In 1966 appellee purchased an automobile and executed a promissory note for the purchase money. Appellant acquired the note from the holder, and thereafter appel-lee made two payments to appellant, but made no more. Appellant subsequently brought a suit against appellee in the County Court at Law No. Two of Bexar County to collect the balance on the note and obtain a default judgment against appellee in November 1966. Appellant then caused a writ of execution to be levied upon the subject property to satisfy the judgment. The house was sold to appellant at a sheriff’s sale on February 7, 1967. The sheriff’s deed to appellant was duly recorded in the Deed Records of Bexar County, Texas, on February 16, 1967. Appellant argues that appellee became his tenant at sufferance and could not acquire title by limitation without showing that he had given appellant notice of the repudiation of the tenancy. We disagree with this contention.

Appellant testified that he never made an attempt to get possession of the house, but did try to find out who was living there. He testified that within thirty days from the date of the sheriff’s sale he went by the house and knocked on the door. He saw evidence of occupancy and believed someone was there, but no one would answer the door. He went by the premises over one hundred times, but no one ever answered the door. In this regard, the appellant testified as follows:

Q You said you went there on occasions and people would not come to the door?
A No, sir, you could knock on the door and you had to believe someone was there, you know. The car was in the driveway. You would knock on the door and watch the window and you could see the blind come back a little bit and you could not see who was looking out, but you could see it moving the blinds and no one would ever come to the door.
Q And you attempted and made efforts to get possession of your house for the last ten years?
A I didn’t say “made attempts to get possession.” I was trying to find out who was living in the house and who was holding the property.
Q Any efforts you made have been resisted?
A I wouldn’t — no one came to the door.
Q Nobody would help you?
A Nobody came to the door at all.
Q Nobody helped you at all? All right. Now then, your note, your balance, was for $460.00 plus $200.00, which made a total of $660.00, is that correct?
A Probably so.
Q And according to this instrument, it bears six per cent interest, is that correct?
A I don’t recall whether it was six or ten.
Q Four hundred sixty dollars together with interest at the rate of six percent—
A This is on the—
Q On the original judgment.
A The judgment, yes.
Q Is that correct?
A I take that to be correct, yes, sir.
Q Now, I notice from the various exhibits that have been filed here that you have reabstracted your judgment?
A Yes, sir.
Q You are making demand on him to pay you now?
A I believe that is—
Q Is that correct?
A That is correct. There is a balance owing on the judgment, as anybody can see.
Q Well, so far you haven’t—
A I’m not making demand for the property itself now.
*376Q You are not making any demand? All right. Pass the witness.

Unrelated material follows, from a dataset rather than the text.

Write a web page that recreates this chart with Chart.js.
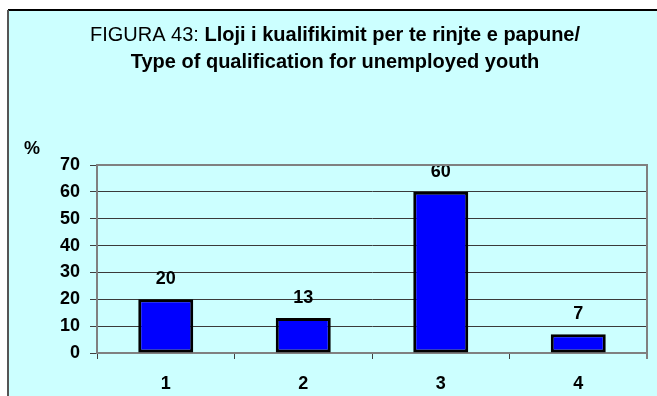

From the very beginning, appellant knew that someone adverse to him and to his ownership of the property was in possession of the property. Appellee’s adverse possession of the property commenced on the rec-ordation of the sheriff’s deed on February 16,1967, and continued to the date this suit was filed on March 30, 1977, which is a period of ten years and forty-four days.

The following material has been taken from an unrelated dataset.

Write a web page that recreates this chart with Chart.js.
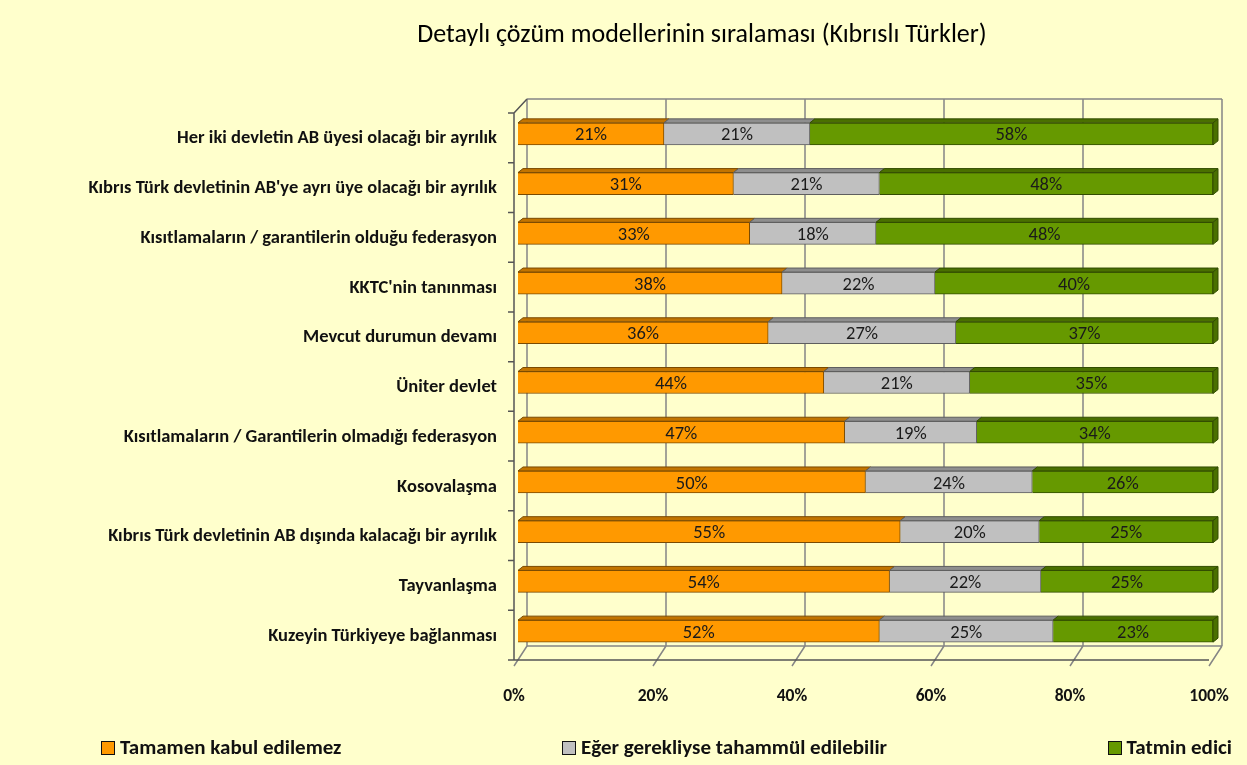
<!DOCTYPE html>
<html>
<head>
<meta charset="utf-8">
<script src="https://cdn.jsdelivr.net/npm/chart.js@4.4.1/dist/chart.umd.min.js"></script>
<style>
  html, body { margin: 0; padding: 0; background: #FFFFCC; }
  #wrap { position: relative; width: 1247px; height: 765px; background: #FFFFCC; }
  #title {
    position: absolute; left: 702px; top: 17px; transform: translateX(-50%);
    white-space: nowrap; color: #000;
    font-family: Carlito, "Liberation Sans Narrow", "Open Sans", sans-serif;
    font-size: 26px; line-height: 32px;
  }
  #legend {
    position: absolute; left: 101px; width: 1131px; top: 734px;
    display: flex; justify-content: space-between; align-items: center;
    font-family: Carlito, "Liberation Sans Narrow", "Open Sans", sans-serif;
    font-weight: bold; font-size: 21px; color: #111;
  }
  #legend span.box {
    display: inline-block; width: 12px; height: 12px; border: 1px solid #111;
    margin-right: 5px; vertical-align: -1px;
  }
</style>
</head>
<body>
<div id="wrap">
  <canvas id="chart" width="1247" height="765"></canvas>
  <div id="title">Detaylı çözüm modellerinin sıralaması (Kıbrıslı Türkler)</div>
  <div id="legend"></div>
</div>
<script>
// Kategorie (od góry do dołu)
const categories = [
  'Her iki devletin AB üyesi olacağı bir ayrılık',
  "Kıbrıs Türk devletinin AB'ye ayrı üye olacağı bir ayrılık",
  'Kısıtlamaların / garantilerin olduğu federasyon',
  "KKTC'nin tanınması",
  'Mevcut durumun devamı',
  'Üniter devlet',
  'Kısıtlamaların / Garantilerin olmadığı federasyon',
  'Kosovalaşma',
  'Kıbrıs Türk devletinin AB dışında kalacağı bir ayrılık',
  'Tayvanlaşma',
  'Kuzeyin Türkiyeye bağlanması'
];

// Wartości serii (%)
const notAcceptable = [21, 31, 33, 38, 36, 44, 47, 50, 55, 54, 52];
const tolerable     = [21, 21, 18, 22, 27, 21, 19, 24, 20, 22, 25];
const satisfactory  = [58, 48, 48, 40, 37, 35, 34, 26, 25, 25, 23];

const seriesNames = ['Tamamen kabul edilemez', 'Eğer gerekliyse tahammül edilebilir', 'Tatmin edici'];
const xTickValues = [0, 20, 40, 60, 80, 100];

const rawSeries = [notAcceptable, tolerable, satisfactory];
const fillColors = ['#FF9900', '#C0C0C0', '#669900'];
const topColors = ['#C27400', '#8E8E8E', '#4A7000'];
const edgeColors = ['#7A4A00', '#5E5E5E', '#324C00'];

const FONT = 'Carlito, "Liberation Sans Narrow", "Open Sans", sans-serif';

// Słupki są skalowane do 100% w każdym wierszu
const rowTotals = categories.map((_, i) => rawSeries.reduce((s, arr) => s + arr[i], 0));
const shares = arr => arr.map((v, i) => v / rowTotals[i] * 100);

// Przesunięcia płaszczyzn efektu 3D
const FRONT = { dx: -4, dy: 4 };
const BACK = { dx: 9, dy: -10 };
const DEPTH = { dx: 5, dy: -4 };

const wallsPlugin = {
  id: 'walls3d',
  beforeDatasetsDraw(chart) {
    const { ctx, chartArea, scales } = chart;
    const { left, right, top, bottom } = chartArea;
    const x = scales.x;
    ctx.save();
    ctx.strokeStyle = '#858585';
    ctx.lineWidth = 1.5;
    ctx.beginPath();
    // ściana tylna i podłoga
    xTickValues.forEach(v => {
      const px = x.getPixelForValue(v);
      ctx.moveTo(px + BACK.dx, top + BACK.dy);
      ctx.lineTo(px + BACK.dx, bottom + BACK.dy);
      ctx.moveTo(px + FRONT.dx, bottom + FRONT.dy + 6);
      ctx.lineTo(px + BACK.dx, bottom + BACK.dy);
    });
    ctx.moveTo(left + BACK.dx, top + BACK.dy);
    ctx.lineTo(right + BACK.dx, top + BACK.dy);
    ctx.moveTo(left + BACK.dx, bottom + BACK.dy);
    ctx.lineTo(right + BACK.dx, bottom + BACK.dy);
    ctx.stroke();

    // osie przednie
    ctx.strokeStyle = '#555';
    ctx.lineWidth = 1.5;
    ctx.beginPath();
    ctx.moveTo(left + FRONT.dx, top + FRONT.dy);
    ctx.lineTo(left + FRONT.dx, bottom + FRONT.dy);
    ctx.lineTo(right + FRONT.dx, bottom + FRONT.dy);
    ctx.moveTo(left + FRONT.dx, top + FRONT.dy);
    ctx.lineTo(left + BACK.dx, top + BACK.dy);
    const n = categories.length;
    for (let i = 0; i <= n; i++) {
      const py = top + i * (bottom - top) / n + FRONT.dy;
      ctx.moveTo(left + FRONT.dx - 6, py);
      ctx.lineTo(left + FRONT.dx, py);
    }
    ctx.stroke();
    ctx.restore();
  },
  afterDatasetsDraw(chart) {
    const { ctx } = chart;
    const last = chart.data.datasets.length - 1;
    ctx.save();
    chart.data.datasets.forEach((ds, di) => {
      const meta = chart.getDatasetMeta(di);
      meta.data.forEach((el, i) => {
        const { x, y, base, height } = el.getProps(['x', 'y', 'base', 'height'], true);
        const x0 = Math.min(base, x), x1 = Math.max(base, x);
        const t = y - height / 2, b = y + height / 2;
        // górna ściana
        ctx.beginPath();
        ctx.moveTo(x0, t);
        ctx.lineTo(x1, t);
        ctx.lineTo(x1 + DEPTH.dx, t + DEPTH.dy);
        ctx.lineTo(x0 + DEPTH.dx, t + DEPTH.dy);
        ctx.closePath();
        ctx.fillStyle = topColors[di];
        ctx.fill();
        ctx.strokeStyle = edgeColors[di];
        ctx.lineWidth = 1;
        ctx.stroke();
        // ściana boczna na końcu słupka
        if (di === last) {
          ctx.beginPath();
          ctx.moveTo(x1, t);
          ctx.lineTo(x1 + DEPTH.dx, t + DEPTH.dy);
          ctx.lineTo(x1 + DEPTH.dx, b + DEPTH.dy);
          ctx.lineTo(x1, b);
          ctx.closePath();
          ctx.fillStyle = topColors[di];
          ctx.fill();
          ctx.stroke();
        }
        // etykieta wartości
        ctx.fillStyle = '#1a1a1a';
        ctx.font = '18.5px ' + FONT;
        ctx.textAlign = 'center';
        ctx.textBaseline = 'middle';
        ctx.fillText(rawSeries[di][i] + '%', (x0 + x1) / 2, y + 2);
      });
    });
    ctx.restore();
  }
};

Chart.defaults.font.family = FONT;

const chart = new Chart(document.getElementById('chart').getContext('2d'), {
  type: 'bar',
  data: {
    labels: categories,
    datasets: rawSeries.map((arr, i) => ({
      label: seriesNames[i],
      data: shares(arr),
      backgroundColor: fillColors[i],
      borderColor: edgeColors[i],
      borderWidth: 1,
      barThickness: 22
    }))
  },
  options: {
    indexAxis: 'y',
    responsive: false,
    animation: false,
    layout: { padding: { top: 109, left: 0, right: 34, bottom: 0 } },
    scales: {
      x: {
        stacked: true,
        min: 0,
        max: 100,
        afterBuildTicks: s => { s.ticks = xTickValues.map(v => ({ value: v })); },
        afterFit: s => { s.height = 109; s.paddingLeft = 0; s.paddingRight = 0; },
        grid: { display: false, drawTicks: false },
        border: { display: false },
        ticks: {
          callback: v => v + '%',
          font: { size: 17.5, weight: 'bold' },
          color: '#111',
          padding: 30,
          labelOffset: -4
        }
      },
      y: {
        stacked: true,
        afterFit: s => { s.width = 518; },
        grid: { display: false, drawTicks: false },
        border: { display: false },
        ticks: {
          font: { size: 18.5, weight: 'bold' },
          color: '#111',
          padding: 21,
          labelOffset: 5
        }
      }
    },
    plugins: {
      legend: { display: false },
      tooltip: { enabled: false },
      title: { display: false }
    }
  },
  plugins: [wallsPlugin]
});

// Legenda HTML zbudowana z danych wykresu
const legendEl = document.getElementById('legend');
chart.data.datasets.forEach(ds => {
  const item = document.createElement('div');
  const box = document.createElement('span');
  box.className = 'box';
  box.style.background = ds.backgroundColor;
  item.appendChild(box);
  item.appendChild(document.createTextNode(ds.label));
  legendEl.appendChild(item);
});
</script>
</body>
</html>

The evidence in this case does not show that the appellee was a tenant of appellant. A tenant is generally one who occupies the land or premises of another in subordination to the other’s title. The rule is correctly stated in 51C C.J.S. Landlord and Tenant § 2(2) (1968) as follows:

It is essential to the relation of landlord and tenant that the occupancy by the tenant be in subordination to the rights of the landlord, as well as permissive; mere assent to the occupancy by the owner is not sufficient, allegiance to the title of the landlord being one of the distinguishing characteristics of the relationship.

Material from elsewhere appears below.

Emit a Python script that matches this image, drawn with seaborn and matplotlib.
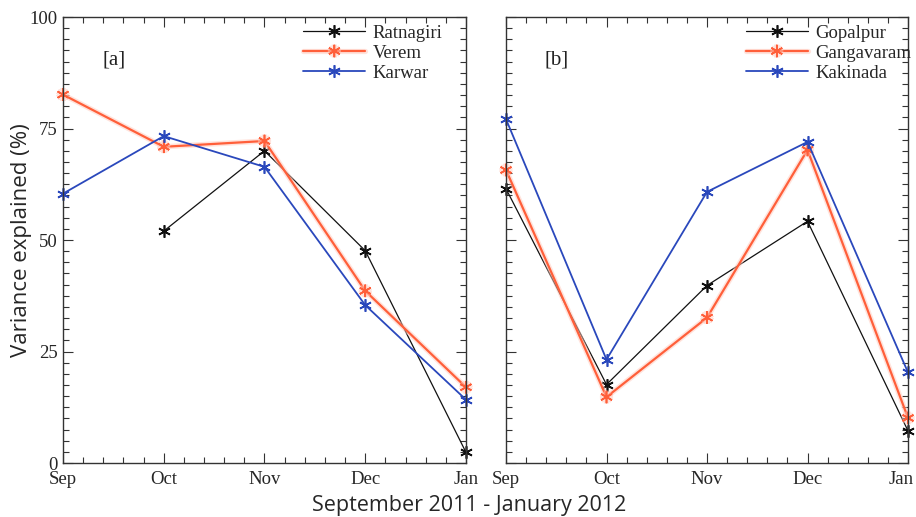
import numpy as np
import pandas as pd
import matplotlib
matplotlib.use("Agg")
import matplotlib.pyplot as plt
import matplotlib.patheffects as pe
import matplotlib.transforms as mtrans
from matplotlib.ticker import MultipleLocator
import seaborn as sns

months = ["Sep", "Oct", "Nov", "Dec", "Jan"]

# Panel [a]
ratnagiri = [np.nan, 52.0, 70.0, 47.6, 2.4]
verem = [82.6, 70.9, 72.2, 38.6, 17.0]
karwar = [60.4, 73.3, 66.4, 35.4, 14.2]

# Panel [b]
gopalpur = [61.5, 17.6, 39.8, 54.2, 7.2]
gangavaram = [65.7, 14.8, 32.6, 70.2, 10.1]
kakinada = [77.1, 23.2, 60.8, 72.0, 20.3]

panel_a = {"Ratnagiri": ratnagiri, "Verem": verem, "Karwar": karwar}
panel_b = {"Gopalpur": gopalpur, "Gangavaram": gangavaram, "Kakinada": kakinada}

colors = ["#111111", "#FF5F3A", "#2A48BC"]
widths = [0.9, 1.6, 1.3]

sns.set_theme(style="white")
serif = ["Liberation Serif", "DejaVu Serif"]
sans = ["Open Sans", "DejaVu Sans"]
plt.rcParams["font.family"] = serif

fig = plt.figure(figsize=(9.16, 5.17), dpi=100)
ax_a = fig.add_axes([0.0688, 0.1044, 0.4399, 0.8627])
ax_b = fig.add_axes([0.5524, 0.1044, 0.4389, 0.8627])

def draw(ax, data, label):
    for i, ((name, vals), c, lw) in enumerate(zip(data.items(), colors, widths)):
        df = pd.DataFrame({"x": np.arange(len(months)), "y": vals}).dropna()
        sns.lineplot(data=df, x="x", y="y", ax=ax, color=c, lw=lw,
                     marker=(6, 2, 0), markersize=9, markeredgecolor=c,
                     markeredgewidth=1.2, label=name, sort=False,
                     clip_on=False)
        if i == 1:
            ax.lines[-1].set_path_effects([
                pe.Stroke(linewidth=3.8, foreground="#FFC8BA", alpha=0.5),
                pe.Normal()])
    ax.set_xlim(0, 4)
    ax.set_ylim(0, 100)
    ax.set_xticks(range(len(months)))
    ax.set_xticklabels(months)
    ax.xaxis.set_minor_locator(MultipleLocator(0.2))
    ax.yaxis.set_major_locator(MultipleLocator(25))
    ax.yaxis.set_minor_locator(MultipleLocator(2.5))
    ax.tick_params(which="both", direction="in", top=True, right=True,
                   bottom=True, left=True, color="#333333", width=0.8,
                   labelsize=13.5)
    ax.tick_params(axis="x", pad=6)
    ax.tick_params(axis="y", pad=4)
    ax.tick_params(which="major", length=7)
    ax.tick_params(which="minor", length=4)
    for s in ax.spines.values():
        s.set_color("#333333")
        s.set_linewidth(1.0)
    ax.set_xlabel("")
    ax.set_ylabel("")
    ax.text(0.506, 90.4, label, fontsize=15, ha="center", va="center",
            family=serif, color="#222222")
    ax.legend(loc="upper left", bbox_to_anchor=(0.578, 1.0), frameon=False,
              fontsize=13.5, handlelength=3.3, handletextpad=0.4,
              labelspacing=0.15, borderaxespad=0.1, borderpad=0.3)

draw(ax_a, panel_a, "[a]")
draw(ax_b, panel_b, "[b]")
ax_b.set_yticklabels([])

# nudge the last right-panel month label inward so it stays on the canvas
last = ax_b.get_xticklabels()[-1]
last.set_transform(last.get_transform() +
                   mtrans.ScaledTranslation(-5 / 72, 0, fig.dpi_scale_trans))

ax_a.set_ylabel("Variance explained (%)", fontsize=16, family=sans)
ax_a.yaxis.set_label_coords(-0.078, 0.5)
fig.text(0.512, 1 - 506 / 517, "September 2011 - January 2012", fontsize=15.5,
         family=sans, ha="center", va="center")

fig.savefig("out.png", dpi=100, facecolor="white")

The evidence in this case establishes that the occupancy of the house by appellee was not in subordination to the rights of the landlord. A tenancy may be either express or implied. Factual situations where an implied tenancy has been found were discussed by this court in Park v. Sweeten, 270 S.W.2d 687 (Tex.Civ.App.—San Antonio 1954), aff’d, 154 Tex. 266, 276 S.W.2d 794 (1955). In Park v. Sweeten the court recognized three situations in which the claimant must show notice of repudiation of an implied tenancy relationship as follows: “(1) the grantor retains possession after the execution of a deed, (2) the losing party in an adversary suit retains possession after judgment is rendered against him, and (3) a party who has consented to a judgment divesting him of title nevertheless retains possession.” Id. at 690. In each of these three situations, the presumed tenant was a party to the act that transferred title. This case does not fit into any of the three situations listed above. Appellee had no notice of the sheriff’s deed and therefore had no occasion to give actual notice to appellant of his adverse claim. Under the facts of this case, it cannot be presumed that the appellee held possession of the house in recognition of appellant’s title.

The judgment of the trial court is affirmed.

. Article 5510, Texas Revised Civil Statutes.